Liquidazione onorari, procedura camerale anche per le attività stragiudiziali strumentali al processo
Per la Cassazione, sentenza n. 27305 depositata il 30 novembre, il valore della causa è determinato dalla domanda non dall'importo transatto
"La procedura camerale (prevista dagli artt. 29 e 30 della legge 13 giugno 1942, n. 794) per la liquidazione degli onorari e i diritti dell'avvocato, pur essendo dettata solo per le prestazioni giudiziali civili, va ammessa - con applicazione perciò, dei medesimi criteri di quantificazione -anche per le prestazioni stragiudiziali che siano risultate realizzate in funzione strumentale o complementare all'attività propriamente processuale". Lo ha ribadito la Corte di cassazione, con la sentenza n. 27305 depositata il 30 novembre, accogliendo il ricorso di un legale.
I giudici hanno poi precisato che "a fronte di un valore dichiarato" nella domanda introduttiva di 110 mld di vecchie lire, la Corte di appello "non avrebbe potuto attribuire alla causa un diverso valore quale quello derivante dallo sviluppo del giudizio, e ciò anche in base alla prospettata transazione sopravvenuta".
La causa riguardava gli emolumenti chiesti da un legale a una Congregazione religiosa per l'assistenza prestata a seguito di una serie di espropri.

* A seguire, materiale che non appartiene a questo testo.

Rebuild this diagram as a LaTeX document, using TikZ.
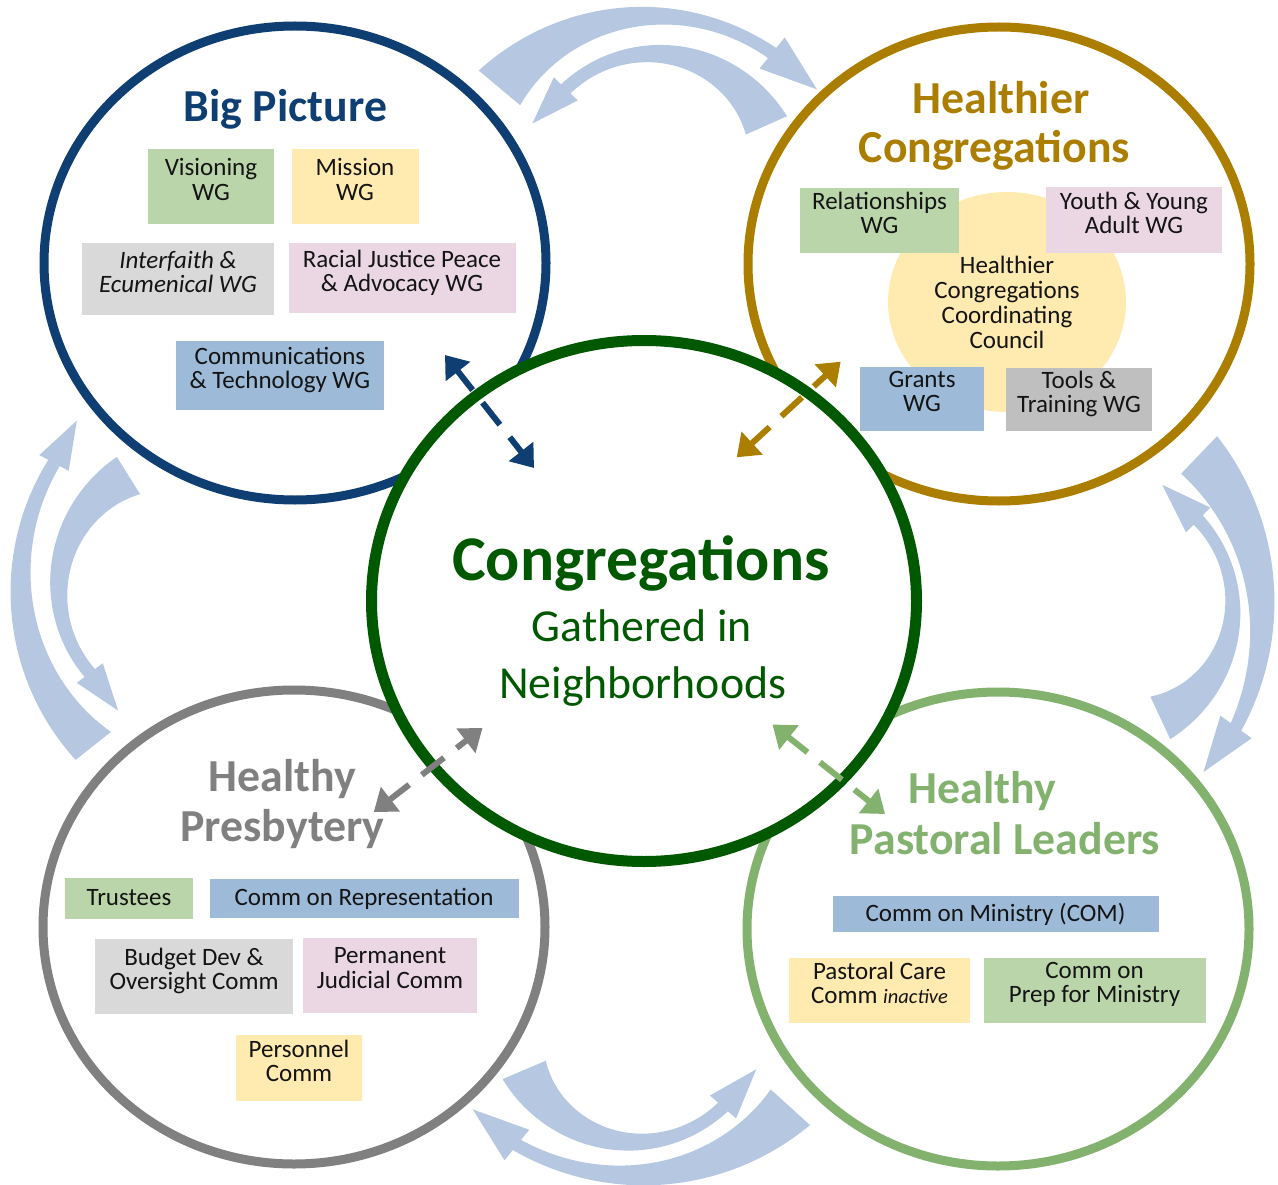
\documentclass[tikz,border=0pt]{standalone}
\usepackage{fontspec}
\setmainfont{Carlito}
\usetikzlibrary{shapes.geometric,arrows.meta}
\definecolor{bigPictureBlue}{RGB}{14,62,114}
\definecolor{healthierGold}{RGB}{171,126,0}
\definecolor{congGreen}{RGB}{0,88,0}
\definecolor{presbyteryGray}{RGB}{128,128,128}
\definecolor{pastoralGreen}{RGB}{130,178,110}
\definecolor{swooshBlue}{RGB}{182,199,225}
\definecolor{wgGreen}{RGB}{187,213,171}
\definecolor{wgYellow}{RGB}{255,234,176}
\definecolor{wgGray}{RGB}{217,217,217}
\definecolor{wgDarkGray}{RGB}{191,191,191}
\definecolor{wgPink}{RGB}{234,215,227}
\definecolor{wgBlue}{RGB}{157,186,216}
\definecolor{ink}{RGB}{20,20,20}

\newcommand{\wgfont}{\fontsize{25}{24.2}\selectfont}
\newcommand{\headfont}{\fontsize{45.8}{50}\selectfont\bfseries}

% curved block arrow: cx, cy, r tail, r mid, r head, angle tail, angle head, width tail, width mid
\newcommand{\swoosh}[9]{%
  \fill[swooshBlue, declare function={
      ff(\x)=(\x-(#6))/((#7)-(#6));
      rr(\x)=(#3)*2*(1-ff(\x))*(0.5-ff(\x))+(#4)*4*ff(\x)*(1-ff(\x))+(#5)*2*ff(\x)*(ff(\x)-0.5);
      ww(\x)=(#8)*2*(1-ff(\x))*(0.5-ff(\x))+(#9)*4*ff(\x)*(1-ff(\x))+26*ff(\x)*(ff(\x)-0.5);}]
    plot[domain=#6:#7, samples=60] ({#1+(rr(\x)+ww(\x)/2)*cos(\x)}, {#2+(rr(\x)+ww(\x)/2)*sin(\x)})
    -- ({#1+(#5+0.37*#8)*cos(#7)}, {#2+(#5+0.37*#8)*sin(#7)})
    -- ({#1+#5*cos(#7)-(2*((#7)>(#6))-1)*1.07*#8*sin(#7)}, {#2+#5*sin(#7)+(2*((#7)>(#6))-1)*1.07*#8*cos(#7)})
    -- ({#1+(#5-0.37*#8)*cos(#7)}, {#2+(#5-0.37*#8)*sin(#7)})
    -- plot[domain=#7:#6, samples=60] ({#1+(rr(\x)-ww(\x)/2)*cos(\x)}, {#2+(rr(\x)-ww(\x)/2)*sin(\x)})
    -- cycle;}

\tikzset{
  ring/.style={ellipse, draw=#1, line width=9pt, minimum width=502pt, minimum height=474pt, inner sep=0pt},
  wg/.style={rectangle, fill=#1, inner sep=0pt, align=center, text=ink, font=\wgfont},
  twolines/.style={execute at end node={\rule[-15pt]{0pt}{15pt}}},
  circletitle/.style={text=#1, font=\headfont, inner sep=0pt, anchor=base},
  link/.style={draw=#1, line width=6pt, dash pattern=on 25pt off 16pt on 28pt off 16pt,
    arrows={Triangle[width=30pt,length=21pt]-Triangle[width=30pt,length=21pt]}},
}

\begin{document}
\begin{tikzpicture}[x=1pt, y=-1pt]
  \useasboundingbox (0,0) rectangle (1278,1185);

  \swoosh{645}{210}{190}{193}{202}{-140}{-51}{54}{21}
  \swoosh{655}{175}{122}{121}{124}{-24}{-136}{45}{20}
  \swoosh{290}{590}{251}{268}{268}{141.6}{208.3}{45}{23}
  \swoosh{200}{590}{135}{141}{138}{238}{143}{44}{20}
  \swoosh{1060}{600}{201}{200}{217}{-46.2}{35.8}{52}{29}
  \swoosh{1110}{610}{119}{122}{126}{65}{-45.6}{47}{18}
  \swoosh{630}{1025}{115}{116}{124}{157}{41.4}{47}{20}
  \swoosh{650}{980}{189.5}{193}{212}{42.2}{128.9}{53}{24}

  \node[ring=bigPictureBlue] (bigpicture) at (295,263) {};
  \node[ring=healthierGold] (healthier) at (999,264) {};
  \node[ring=presbyteryGray] (presbytery) at (294,927) {};
  \node[ring=pastoralGreen] (pastoral) at (998,929) {};

  \node[circletitle=bigPictureBlue] (bp-title) at (285.5,121.7) {Big Picture};
  \node[wg=wgGreen, twolines, minimum width=126pt, minimum height=75pt] (visioning) at (211,187) {Visioning\\WG};
  \node[wg=wgYellow, twolines, minimum width=127pt, minimum height=75pt] (mission) at (355,187) {Mission\\WG};
  \node[wg=wgGray, twolines, font=\wgfont\itshape, minimum width=192pt, minimum height=72pt] (interfaith) at (178,279.5) {Interfaith \&\\Ecumenical WG};
  \node[wg=wgPink, twolines, minimum width=227pt, minimum height=70pt] (racial) at (402,278) {Racial Justice Peace\\\& Advocacy WG};
  \node[wg=wgBlue, twolines, minimum width=208pt, minimum height=69pt] (commtech) at (280,375) {Communications\\\& Technology WG};

  \node[circletitle=healthierGold] (hc-title1) at (1001,114) {Healthier};
  \node[circletitle=healthierGold] (hc-title2) at (994.5,163) {Congregations};
  \node[ellipse, fill=wgYellow, minimum width=238pt, minimum height=220pt, inner sep=0pt, align=center, text=ink, font=\fontsize{25}{25}\selectfont] (council) at (1007,302) {Healthier\\Congregations\\Coordinating\\Council};
  \node[wg=wgGreen, twolines, minimum width=159pt, minimum height=65pt] (relationships) at (879.5,220.5) {Relationships\\WG};
  \node[wg=wgPink, twolines, minimum width=176pt, minimum height=66pt] (youth) at (1134,220) {Youth \& Young\\Adult WG};
  \node[wg=wgBlue, twolines, minimum width=124pt, minimum height=64pt] (grants) at (922,399) {Grants\\WG};
  \node[wg=wgDarkGray, twolines, minimum width=146pt, minimum height=63pt] (tools) at (1079,399.5) {Tools \&\\Training WG};

  \node[circletitle=presbyteryGray] (hp-title1) at (282.5,791.7) {Healthy};
  \node[circletitle=presbyteryGray] (hp-title2) at (282.5,841.7) {Presbytery};
  \node[wg=wgGreen, minimum width=128pt, minimum height=41pt] (trustees) at (129,898) {Trustees};
  \node[wg=wgBlue, minimum width=309pt, minimum height=39pt] (commrep) at (364,898.7) {Comm on Representation};
  \node[wg=wgGray, twolines, minimum width=198pt, minimum height=75pt] (budget) at (194,976.7) {Budget Dev \&\\Oversight Comm};
  \node[wg=wgPink, twolines, minimum width=174pt, minimum height=75pt] (permanent) at (390,975.4) {Permanent\\Judicial Comm};
  \node[wg=wgYellow, twolines, minimum width=126pt, minimum height=66pt] (personnel) at (299,1068) {Personnel\\Comm};

  \node[circletitle=pastoralGreen] (pl-title1) at (982.5,803) {Healthy};
  \node[circletitle=pastoralGreen] (pl-title2) at (1005,854) {Pastoral Leaders};
  \node[wg=wgBlue, minimum width=326pt, minimum height=36pt] (com) at (995.5,914) {Comm on Ministry (COM)};
  \node[wg=wgYellow, twolines, minimum width=181pt, minimum height=65pt] (pastoralcare) at (879.5,990) {Pastoral Care\\Comm {\fontsize{20.5}{20}\selectfont\itshape inactive}};
  \node[wg=wgGreen, twolines, minimum width=222pt, minimum height=65pt] (prep) at (1094.5,990) {Comm on\\Prep for Ministry};

  \node[ellipse, draw=congGreen, fill=white, line width=11pt, minimum width=545pt, minimum height=521pt, inner sep=0pt] (cong) at (644,601) {};
  \node[circletitle=congGreen, font=\fontsize{63.7}{64}\selectfont\bfseries] (cong-title) at (641,580) {Congregations};
  \node[circletitle=congGreen, font=\fontsize{45.8}{46}\selectfont] (cong-sub1) at (641.7,641.7) {Gathered in};
  \node[circletitle=congGreen, font=\fontsize{45.8}{46}\selectfont] (cong-sub2) at (642.7,698) {Neighborhoods};

  \coordinate (bp-end) at (445,355);
  \coordinate (bp-cong) at (534,468);
  \coordinate (hc-cong) at (736.7,457.3);
  \coordinate (hc-end) at (840.7,361.7);
  \coordinate (hp-end) at (373.8,812);
  \coordinate (hp-cong) at (482.5,728);
  \coordinate (pl-cong) at (772.5,724.5);
  \coordinate (pl-end) at (885,814);
  \draw[link=bigPictureBlue] (bp-end) -- (bp-cong);
  \draw[link=healthierGold] (hc-cong) -- (hc-end);
  \draw[link=presbyteryGray] (hp-end) -- (hp-cong);
  \draw[link=pastoralGreen] (pl-cong) -- (pl-end);
\end{tikzpicture}
\end{document}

La vicenda si era poi chiusa con una transazione con il comune di Roma.
In tema di liquidazione degli onorari professionali a favore dell'avvocato, la II Sezione civile ricorda che "l'art. 6 della Tariffa trova applicazione soltanto in riferimento alle cause per le quali si proceda alla determinazione presuntiva del valore in base a parametri legali, e non pure allorquando il valore della causa sia stato in concreto dichiarato, dovendosi utilizzare in tale situazione, il disposto dell'art. 10 c.p.c.". Pertanto, prosegue la decisione, ai fini della determinazione del compenso "per le prestazioni giudiziali rese fino alla formalizzazione della transazione stessa", la Corte laziale non poteva prendere in considerazione il valore dell'intervenuta transazione.
"Ai fini della liquidazione degli onorari professionali dovuti dal cliente in favore dell'avvocato - chiarisce infatti la Corte -, nel caso di transazione di una causa introdotta con domanda di valore determinato e, pertanto, non presunto in base ai criteri fissati dal codice di procedura civile, il valore della causa si determina avendo riguardo soltanto a quanto specificato nella domanda, considerata al momento iniziale della lite, restando irrilevante la somma realizzata dal cliente a seguito della transazione".
Tornando alla questione delle modalità di determinazione del compenso, invece, i giudici affermano che "pur essendo - in linea generale - i compensi legali richiesti con la procedura di cui agli artt. 28-30 della legge n. 794/1942 riconoscibili per le attività giudiziali, essi possono essere, tuttavia, invocati anche per le prestazioni giudiziali svolte in funzione strumentale o collaterale all'espletamento dell'assistenza e rappresentanza giudiziale". Ed è questo proprio il caso dedotto dall'avvocato ricorrente, "tanto è vero - prosegue la decisione - che, in virtù della sua attività, si era giunti anche ad una transazione extragiudiziale". Ha errato dunque la Corte d'Appello - conclude la Cassazione - a ritenere che all'avvocato "non spettava alcun compenso per l'accordo raggiunto siccome non era stato concretizzato mediante una conciliazione in sede giudiziale".